Record set —
----

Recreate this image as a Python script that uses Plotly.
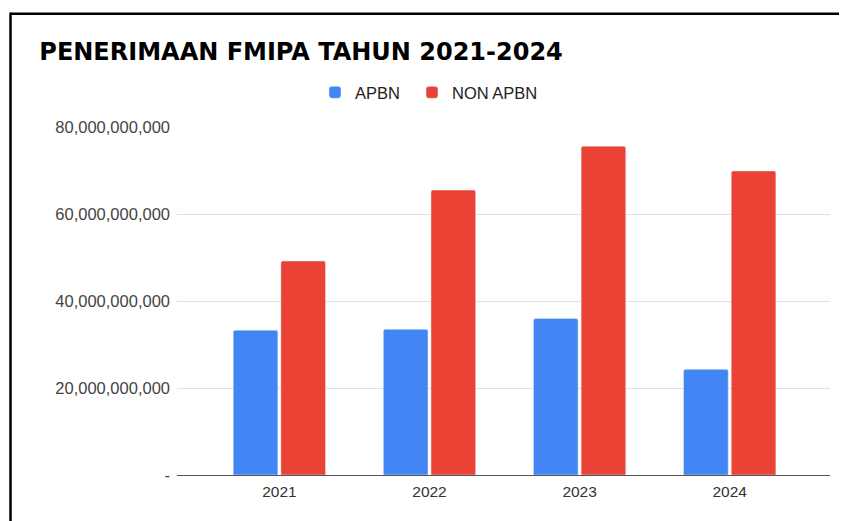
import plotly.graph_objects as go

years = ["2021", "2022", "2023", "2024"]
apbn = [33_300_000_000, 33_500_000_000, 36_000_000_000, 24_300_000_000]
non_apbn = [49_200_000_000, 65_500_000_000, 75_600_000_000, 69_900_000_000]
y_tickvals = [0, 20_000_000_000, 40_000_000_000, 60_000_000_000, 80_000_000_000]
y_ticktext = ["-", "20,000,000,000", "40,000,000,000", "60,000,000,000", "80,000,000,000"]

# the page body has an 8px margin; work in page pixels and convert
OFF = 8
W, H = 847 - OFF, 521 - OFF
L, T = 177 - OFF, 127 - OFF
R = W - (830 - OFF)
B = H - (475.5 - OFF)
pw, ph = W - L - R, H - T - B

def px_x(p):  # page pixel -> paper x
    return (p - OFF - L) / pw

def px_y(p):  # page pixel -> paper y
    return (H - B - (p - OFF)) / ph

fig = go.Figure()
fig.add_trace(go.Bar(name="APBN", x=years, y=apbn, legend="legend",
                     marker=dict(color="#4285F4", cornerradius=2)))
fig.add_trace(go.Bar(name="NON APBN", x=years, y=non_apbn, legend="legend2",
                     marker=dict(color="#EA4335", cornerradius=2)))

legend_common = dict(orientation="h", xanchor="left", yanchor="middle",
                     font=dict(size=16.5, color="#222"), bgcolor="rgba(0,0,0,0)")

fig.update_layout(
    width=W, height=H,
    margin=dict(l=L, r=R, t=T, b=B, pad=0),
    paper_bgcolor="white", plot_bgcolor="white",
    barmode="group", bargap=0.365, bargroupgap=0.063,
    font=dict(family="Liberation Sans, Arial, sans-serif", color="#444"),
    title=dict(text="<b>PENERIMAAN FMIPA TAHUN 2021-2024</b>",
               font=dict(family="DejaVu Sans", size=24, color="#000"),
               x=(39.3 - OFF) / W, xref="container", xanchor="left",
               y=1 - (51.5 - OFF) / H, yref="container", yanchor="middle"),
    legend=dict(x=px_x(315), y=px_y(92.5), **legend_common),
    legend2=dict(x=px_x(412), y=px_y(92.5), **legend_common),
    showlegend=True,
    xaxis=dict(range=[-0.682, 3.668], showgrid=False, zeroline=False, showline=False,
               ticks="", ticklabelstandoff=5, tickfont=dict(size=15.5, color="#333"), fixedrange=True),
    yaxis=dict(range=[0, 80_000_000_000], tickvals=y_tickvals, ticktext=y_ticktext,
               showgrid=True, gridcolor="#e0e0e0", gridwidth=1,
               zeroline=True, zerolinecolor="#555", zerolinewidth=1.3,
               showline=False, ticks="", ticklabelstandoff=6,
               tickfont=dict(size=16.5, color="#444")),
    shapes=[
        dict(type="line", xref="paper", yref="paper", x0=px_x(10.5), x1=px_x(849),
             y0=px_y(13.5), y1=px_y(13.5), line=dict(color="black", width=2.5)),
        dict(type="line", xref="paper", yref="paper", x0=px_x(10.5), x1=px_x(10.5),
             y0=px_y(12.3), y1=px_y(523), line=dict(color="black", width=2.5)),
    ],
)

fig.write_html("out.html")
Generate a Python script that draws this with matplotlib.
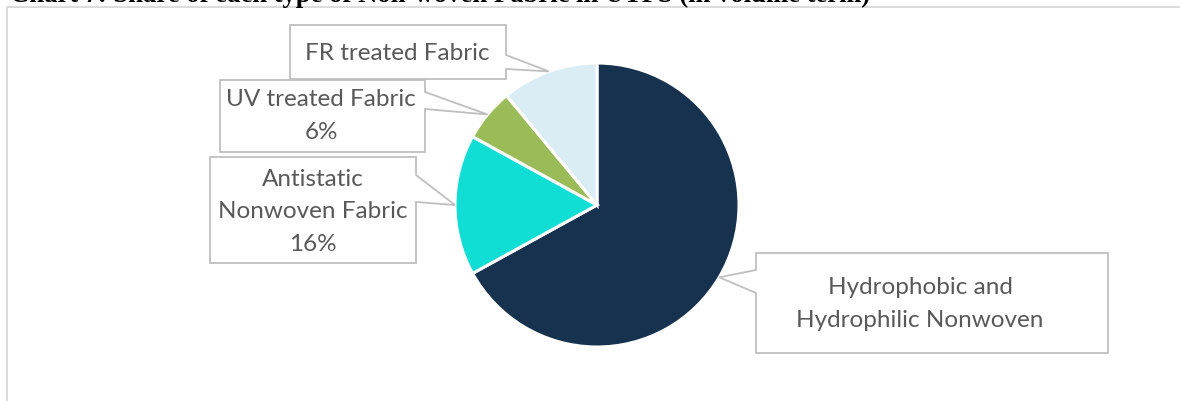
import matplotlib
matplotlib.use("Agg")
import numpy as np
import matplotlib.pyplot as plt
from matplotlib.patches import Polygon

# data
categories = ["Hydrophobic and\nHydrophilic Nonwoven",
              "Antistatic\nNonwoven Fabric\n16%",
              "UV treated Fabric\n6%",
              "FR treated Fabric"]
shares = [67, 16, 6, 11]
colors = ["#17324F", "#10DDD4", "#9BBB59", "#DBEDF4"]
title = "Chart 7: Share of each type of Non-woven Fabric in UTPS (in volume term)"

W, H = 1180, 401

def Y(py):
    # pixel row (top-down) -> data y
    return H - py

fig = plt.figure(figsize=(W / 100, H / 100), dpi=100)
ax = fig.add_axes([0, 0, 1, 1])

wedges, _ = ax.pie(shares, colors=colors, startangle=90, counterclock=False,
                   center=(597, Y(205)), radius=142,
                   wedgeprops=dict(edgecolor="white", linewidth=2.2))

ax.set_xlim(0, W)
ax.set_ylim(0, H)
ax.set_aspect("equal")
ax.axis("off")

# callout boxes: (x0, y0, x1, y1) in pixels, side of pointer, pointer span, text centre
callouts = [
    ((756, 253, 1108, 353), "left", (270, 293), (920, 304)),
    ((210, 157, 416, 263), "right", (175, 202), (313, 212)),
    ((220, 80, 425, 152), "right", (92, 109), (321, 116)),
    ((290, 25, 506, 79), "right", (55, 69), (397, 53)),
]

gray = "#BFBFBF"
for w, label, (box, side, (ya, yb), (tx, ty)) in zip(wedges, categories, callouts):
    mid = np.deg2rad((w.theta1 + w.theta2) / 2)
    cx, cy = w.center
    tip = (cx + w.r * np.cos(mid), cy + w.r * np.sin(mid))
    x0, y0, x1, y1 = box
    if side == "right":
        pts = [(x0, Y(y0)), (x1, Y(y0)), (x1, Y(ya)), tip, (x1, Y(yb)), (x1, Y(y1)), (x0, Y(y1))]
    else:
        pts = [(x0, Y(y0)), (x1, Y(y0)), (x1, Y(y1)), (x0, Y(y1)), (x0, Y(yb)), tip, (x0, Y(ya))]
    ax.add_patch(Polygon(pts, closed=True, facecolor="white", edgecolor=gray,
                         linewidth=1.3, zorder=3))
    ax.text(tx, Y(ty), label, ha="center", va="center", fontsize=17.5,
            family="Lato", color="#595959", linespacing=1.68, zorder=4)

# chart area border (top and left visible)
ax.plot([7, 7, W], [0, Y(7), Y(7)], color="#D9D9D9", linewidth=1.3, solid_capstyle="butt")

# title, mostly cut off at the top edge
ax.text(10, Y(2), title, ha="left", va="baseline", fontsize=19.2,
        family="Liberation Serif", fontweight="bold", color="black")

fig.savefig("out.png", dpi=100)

----

Problem requirements — Nothing but the lines above, starting at the line that contains "Generate a Python" and ending at the line that contains "return H - py", should be given again, exactly and without the pictures.

Written solution —
Generate a Python script that draws this with matplotlib.
import matplotlib
matplotlib.use("Agg")
import numpy as np
import matplotlib.pyplot as plt
from matplotlib.patches import Polygon

# data
categories = ["Hydrophobic and\nHydrophilic Nonwoven",
              "Antistatic\nNonwoven Fabric\n16%",
              "UV treated Fabric\n6%",
              "FR treated Fabric"]
shares = [67, 16, 6, 11]
colors = ["#17324F", "#10DDD4", "#9BBB59", "#DBEDF4"]
title = "Chart 7: Share of each type of Non-woven Fabric in UTPS (in volume term)"

W, H = 1180, 401

def Y(py):
    # pixel row (top-down) -> data y
    return H - py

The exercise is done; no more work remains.